Abstract

Rock avalanches are large-magnitude mass movements with high mobility and fluid-like runout; however, because of their scarcity, little information is typically available to describe the hazard posed by these events. Geologic records thus provide key data regarding rock avalanche size, timing, and dynamics. Here we present a detailed case history analysis of the Devils Castle rock avalanche located near the town of Alta in the Wasatch Mountains of Utah. The deposit is ∼1.5 km in length with a Fahrboeschung angle of 14 degrees (height-to-length ratio = 0.25). Through topographic reconstruction, we calculated a deposit volume of 1.7 million m3 with a maximum thickness of 25 m and an average thickness of 7 m. Cosmogenic surface exposure dating of six deposit boulders indicates a failure age of 14.4 ± 1.0 ka.

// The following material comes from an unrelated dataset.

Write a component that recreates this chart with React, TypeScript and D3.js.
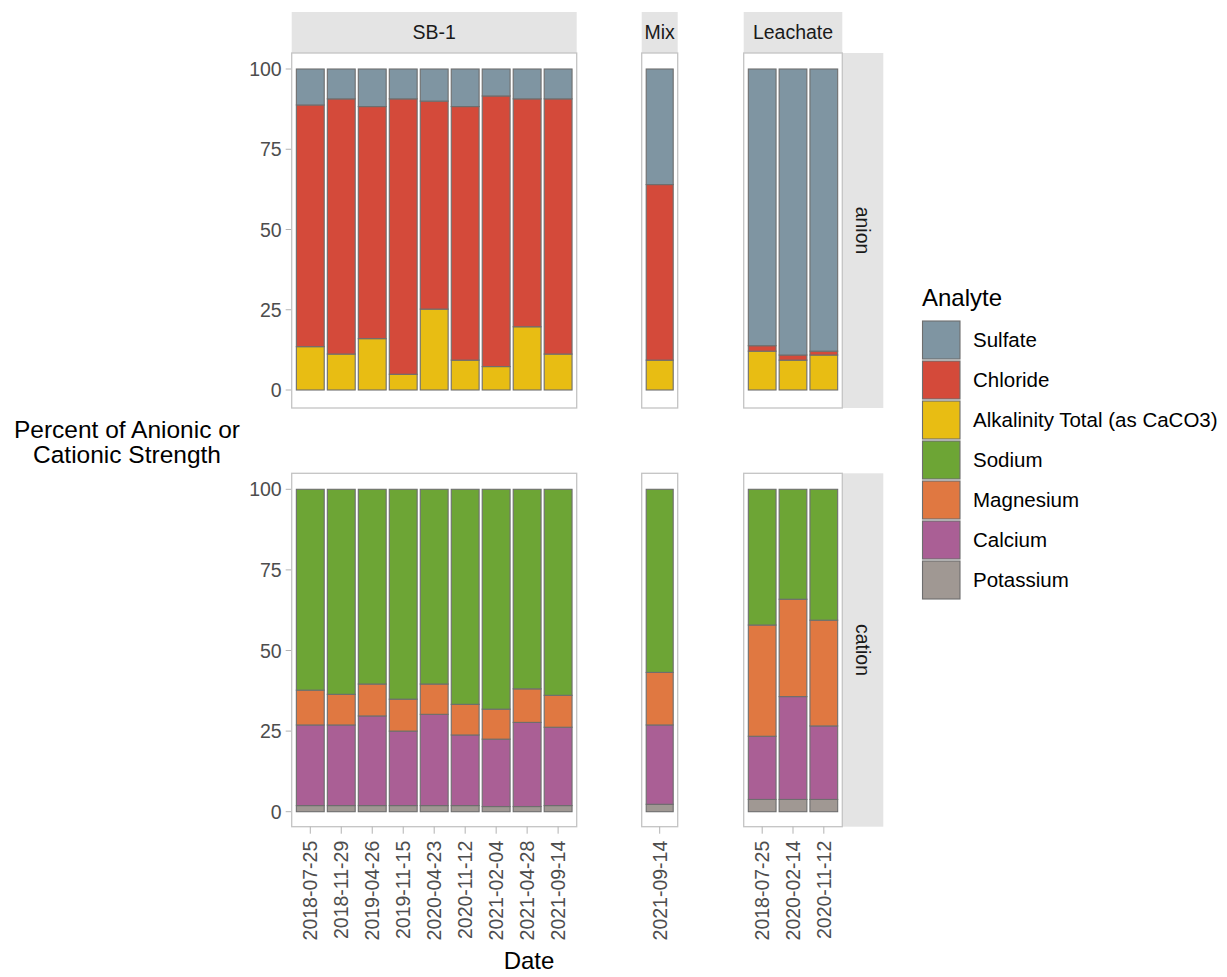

The Devils Castle headwall displays no obvious evidence indicating precise source location and geometry; therefore, we reconstructed two plausible source volumes and performed numerical runout simulations for each. Results agree well with mapped deposit boundaries for both source scenarios; however, the east source model better represents material and dynamic characteristics of the deposit observed in the field. While the region is seismically active, the Late Pleistocene age for the rock avalanche precludes ascribing direct correlation with any currently known surface-rupturing paleoearthquakes. We identified and describe five similar events in the region highlighting the extent of the potential hazard. Individual case history analyses such as this allow us to better understand the processes and controls of large-scale mass movements in the region.